The sensors we will use are the reflected light sensor and the gyroscope.
The Reflected Light sensor only works when positioned close to a surface, and in the robots competing in the First Lego League, we find them facing downwards to detect colors and reflections on the competition field.
In Color mode, the sensor is not very reliable, so it is used to detect Reflected Light. When the sensor is positioned on a light color, the reflected light is very high; conversely, the value detected is low when it is on a dark color.
The Reflected Light command returns a numerical value between 0 and 100 that directly corresponds to the reading of the sensor connected to the indicated port.
Among the blocks dedicated to this sensor, we also find Less/Greater than reflection, which returns a Boolean value based on the indicated condition.
The Gyroscope is a sensor that measures the rotations of the robot from a reference configuration. When we start the robot, an initial position is recorded, and every time the orientation changes, this sensor measures how many degrees we have deviated. Thanks to this sensor, we can create programs that allow perfect curves and accurate movements even in case of interaction with obstacles or mission models.
We can imagine the gyroscope as the robot's internal compass that helps it maintain orientation.
Among the blocks dedicated to this sensor, we find Yaw/Pitch/Roll angle, which returns the numerical value in degrees measured by the gyroscope (-179/180), and the Set yaw angle to zero command, which allows us to reset the zero position of our gyroscope.
Operators and Variables
Operators allow us to perform Mathematical and Logical operations. The former return numerical values and have a rounded shape, while the latter have a hexagonal shape and return a Boolean value.
Variables are memory spaces to which we assign a name. There are numerical values that are characteristic of the construction of our robot.
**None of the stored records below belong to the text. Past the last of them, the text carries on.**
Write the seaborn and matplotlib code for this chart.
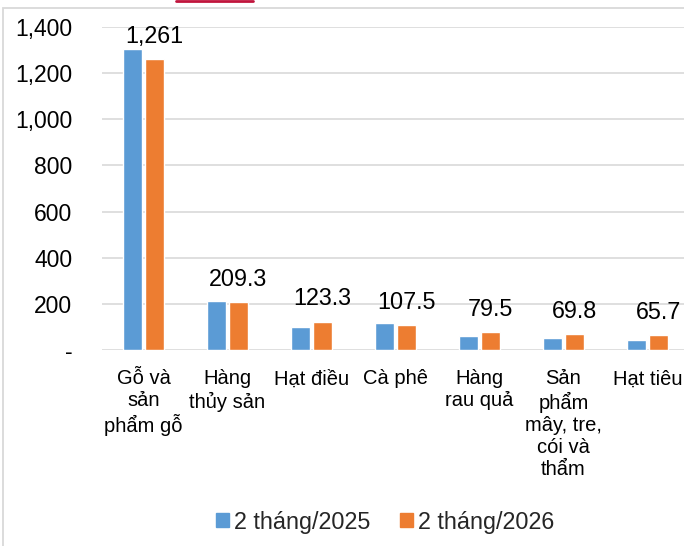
import pandas as pd
import numpy as np
import matplotlib
matplotlib.use('Agg')
import matplotlib.pyplot as plt
import matplotlib.ticker as ticker
import matplotlib.patches as mpatches
from matplotlib.lines import Line2D
import seaborn as sns

categories = ['Gỗ và\nsản\nphẩm gỗ', 'Hàng\nthủy sản', 'Hạt điều', 'Cà phê',
              'Hàng\nrau quả', 'Sản\nphẩm\nmây, tre,\ncói và\nthẩm', 'Hạt tiêu']
series = ['2 tháng/2025', '2 tháng/2026']
values_2025 = [1305, 213, 100, 119, 61, 52, 42]
values_2026 = [1261, 209.3, 123.3, 107.5, 79.5, 69.8, 65.7]
labels_2026 = ['1,261', '209.3', '123.3', '107.5', '79.5', '69.8', '65.7']
colors = ['#5B9BD5', '#ED7D31']

df = pd.DataFrame({
    'cat': categories * 2,
    'value': values_2025 + values_2026,
    'series': [series[0]] * 7 + [series[1]] * 7,
})

sns.set_style('white')
plt.rcParams['font.family'] = ['Liberation Sans', 'DejaVu Sans']

W, H = 684, 546
fig = plt.figure(figsize=(W / 100, H / 100), dpi=100)
ax = fig.add_axes([101.5 / W, 196 / H, 588 / W, 323 / H])

sns.barplot(data=df, x='cat', y='value', hue='series', palette=colors,
            width=0.52, gap=0.1, ax=ax, legend=False, saturation=1)

ax.set_ylim(0, 1400)
ax.set_xlim(-0.5, 6.5)
ax.yaxis.set_major_locator(ticker.MultipleLocator(200))
ax.yaxis.set_major_formatter(ticker.FuncFormatter(lambda v, p: '-' if v == 0 else f'{v:,.0f}'))
ax.grid(axis='y', color='#d9d9d9', lw=1.2)
ax.set_axisbelow(True)
for s in ax.spines.values():
    s.set_visible(False)
ax.tick_params(axis='y', length=0, pad=21, labelsize=16.5, labelcolor='black')
ax.tick_params(axis='x', length=0, pad=14, labelsize=14.5, labelcolor='black')
for t in ax.get_xticklabels():
    t.set_linespacing(1.2)
    t.set_verticalalignment('top')
ax.set_xlabel('')
ax.set_ylabel('')

# labels on 2026 bars
cont = ax.containers[1]
for bar, lab in zip(cont, labels_2026):
    ax.annotate(lab, (bar.get_x() + bar.get_width() / 2, bar.get_height()),
                xytext=(0, 8), textcoords='offset points', ha='center', va='bottom',
                fontsize=16.8, color='black')

handles = [mpatches.Patch(color=c, label=s) for c, s in zip(colors, series)]
fig.legend(handles=handles, loc='center', bbox_to_anchor=(385 / W, 24 / H), ncol=2,
           frameon=False, fontsize=16.8, handlelength=0.55, handleheight=0.55,
           handletextpad=0.2, columnspacing=1.3)

# chart frame and top mark
fig.add_artist(mpatches.Rectangle((3 / W, -0.05), 1.2, 1 - 8 / H + 0.05, transform=fig.transFigure,
                                  fill=False, edgecolor='#d9d9d9', lw=1.3))
fig.add_artist(Line2D([176 / W, 253 / W], [1 - 0.5 / H, 1 - 0.5 / H], transform=fig.transFigure,
                      color='#c0143c', lw=2))

fig.savefig('out.png', dpi=100)
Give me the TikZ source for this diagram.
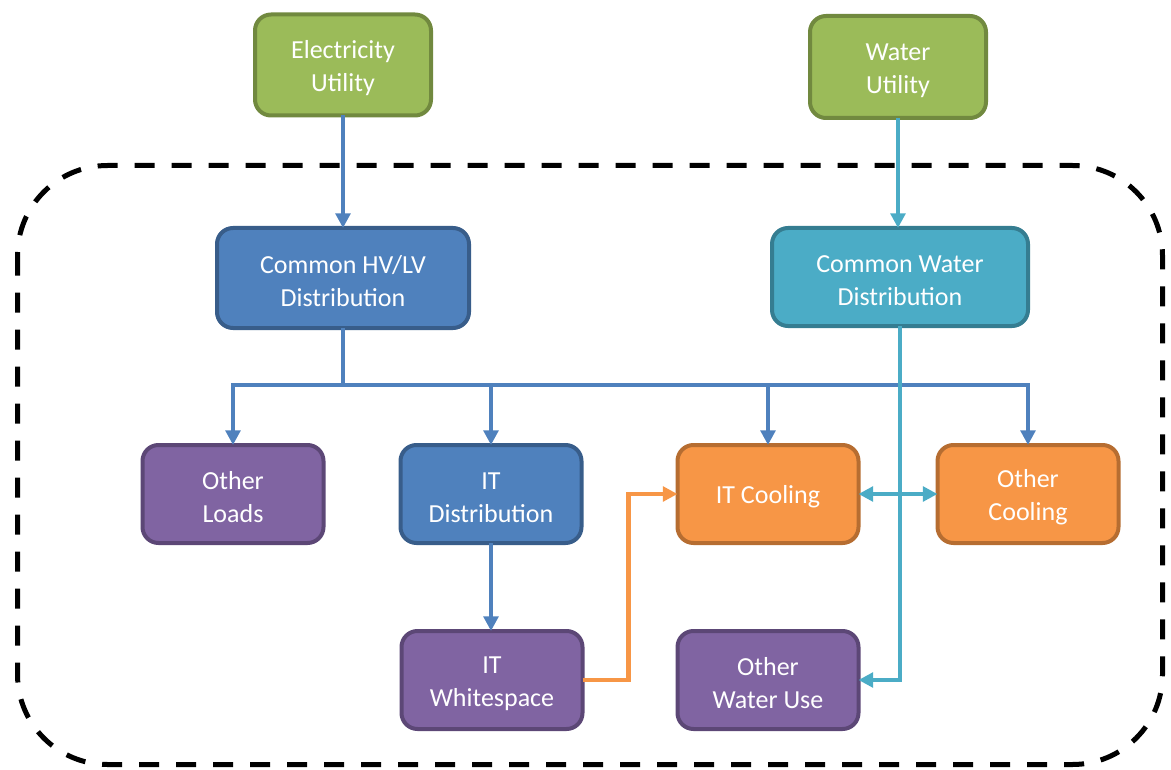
\documentclass[tikz,border=0pt]{standalone}
\usepackage{fontspec}
\setmainfont{Carlito}
\usetikzlibrary{arrows.meta}
\definecolor{grnF}{HTML}{9BBB59}\definecolor{grnD}{HTML}{71893F}
\definecolor{bluF}{HTML}{4F81BD}\definecolor{bluD}{HTML}{385D8A}
\definecolor{tealF}{HTML}{4BACC6}\definecolor{tealD}{HTML}{357D91}
\definecolor{purF}{HTML}{8064A2}\definecolor{purD}{HTML}{5C4776}
\definecolor{orgF}{HTML}{F79646}\definecolor{orgD}{HTML}{B66D31}
% tall strut on the first line pushes the label down a little inside its box
\newcommand\topstrut{\rule{0pt}{18pt}}
\tikzset{
  box/.style={rounded corners=12pt, line width=3pt, text=white, align=center,
    inner sep=0pt, outer sep=0pt,
    font=\fontsize{19.5}{24.75}\selectfont},
  rowbox/.style={box, minimum width=135.75pt, minimum height=73.5pt},
  green/.style={fill=grnF, draw=grnD},
  blue/.style={fill=bluF, draw=bluD},
  teal/.style={fill=tealF, draw=tealD},
  purple/.style={fill=purF, draw=purD},
  orange/.style={fill=orgF, draw=orgD},
  flow/.style={line width=3.2pt, -{Triangle[width=11pt,length=11pt]}},
  eline/.style={flow, draw=bluF},
  wline/.style={flow, draw=tealF},
  oline/.style={flow, draw=orgF},
  boundary/.style={draw=black, line width=3.75pt, dash pattern=on 15pt off 12.75pt, rounded corners=67.5pt}
}
\begin{document}
\begin{tikzpicture}[x=0.75pt, y=-0.75pt]
\useasboundingbox (0,0) rectangle (1171,770);
% facility boundary
\draw[boundary] (17.5,165.5) rectangle (1162.5,764.5);

% utilities
\node[box, green, minimum width=132pt, minimum height=75.75pt] (eu) at (343,65) {\topstrut Electricity\\Utility};
\node[box, green, minimum width=132pt, minimum height=76.5pt] (wu) at (898,67) {\topstrut Water\\Utility};

% common distribution
\node[box, blue, minimum width=189pt, minimum height=75pt] (hv) at (343,278) {\topstrut Common HV/LV\\Distribution};
\node[box, teal, minimum width=192pt, minimum height=73.5pt] (cw) at (900,277) {\topstrut Common Water\\Distribution};

% loads
\node[rowbox, purple] (ol)  at (233,494)  {\topstrut Other\\Loads};
\node[rowbox, blue]   (itd) at (491,494)  {\topstrut IT\\Distribution};
\node[rowbox, orange] (itc) at (768,494)  {\topstrut IT Cooling};
\node[rowbox, orange] (oc)  at (1028,494) {\topstrut Other\\Cooling};
\node[rowbox, purple] (itw) at (492,680)  {\topstrut IT\\Whitespace};
\node[rowbox, purple] (ow)  at (768,680)  {\topstrut Other\\Water Use};

% electricity
\coordinate (bus) at (343,385);
\draw[eline] (eu.south) -- (hv.north);
\draw[eline] (hv.south) -- (bus) -| (ol.north);
\draw[eline] (hv.south) -- (bus) -| (itd.north);
\draw[eline] (hv.south) -- (bus) -| (itc.north);
\draw[eline] (hv.south) -- (bus) -| (oc.north);
\draw[eline] (itd.south) -- (itd.south |- itw.north);

% water
\draw[wline] (wu.south) -- (wu.south |- cw.north);
\draw[wline] (cw.south) |- (ow.east);
\draw[wline, {Triangle[width=11pt,length=11pt]}-{Triangle[width=11pt,length=11pt]}] (itc.east) -- (oc.west);

% heat from whitespace to cooling
\draw[oline] (itw.east) -- ++(46,0) |- (itc.west);
\end{tikzpicture}
\end{document}
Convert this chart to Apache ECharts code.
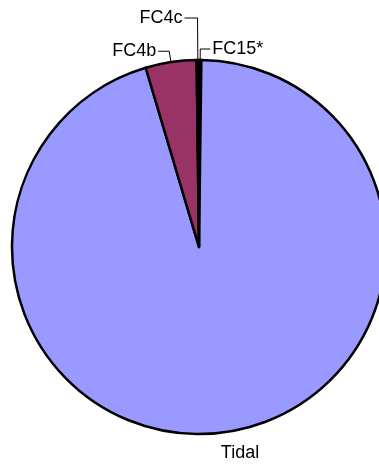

For example, the value of reflected light that the robot detects when positioned on black depends on the distance of the sensor from the ground. In the program, we might have to rewrite this value multiple times within our control blocks. Writing the same parameter many times does not force us to use a variable but can cause difficulties when this value needs to be modified. For example, if we move our sensor lower, we will have to change this value in all parts of the program and search throughout the code where we wrote it.
Using a variable makes this process much simpler; we just need to change the value of the variable, and all blocks that read it will automatically see its correct value.
Assuming we have created a variable, the blocks "set variable" and "change variable" appear, allowing us to modify its value and the block that allows its reading.
Custom Blocks
As the final part, we should talk about Custom Blocks. This is a section where we find the blocks we have created, which perform the operations we have established.
We will cover this type of Blocks in a dedicated lesson that you can find in the following pages of our guide.
If you want to further explore the functionality of individual blocks, you can open the App guide on the Home at the top left, then click on Guide at the bottom and select Word Blocks. This way, you access a screen that contains the technical description of all available blocks.
I hope this introductory guide has been helpful to you.
Now you are ready to take your first steps in the upcoming lessons.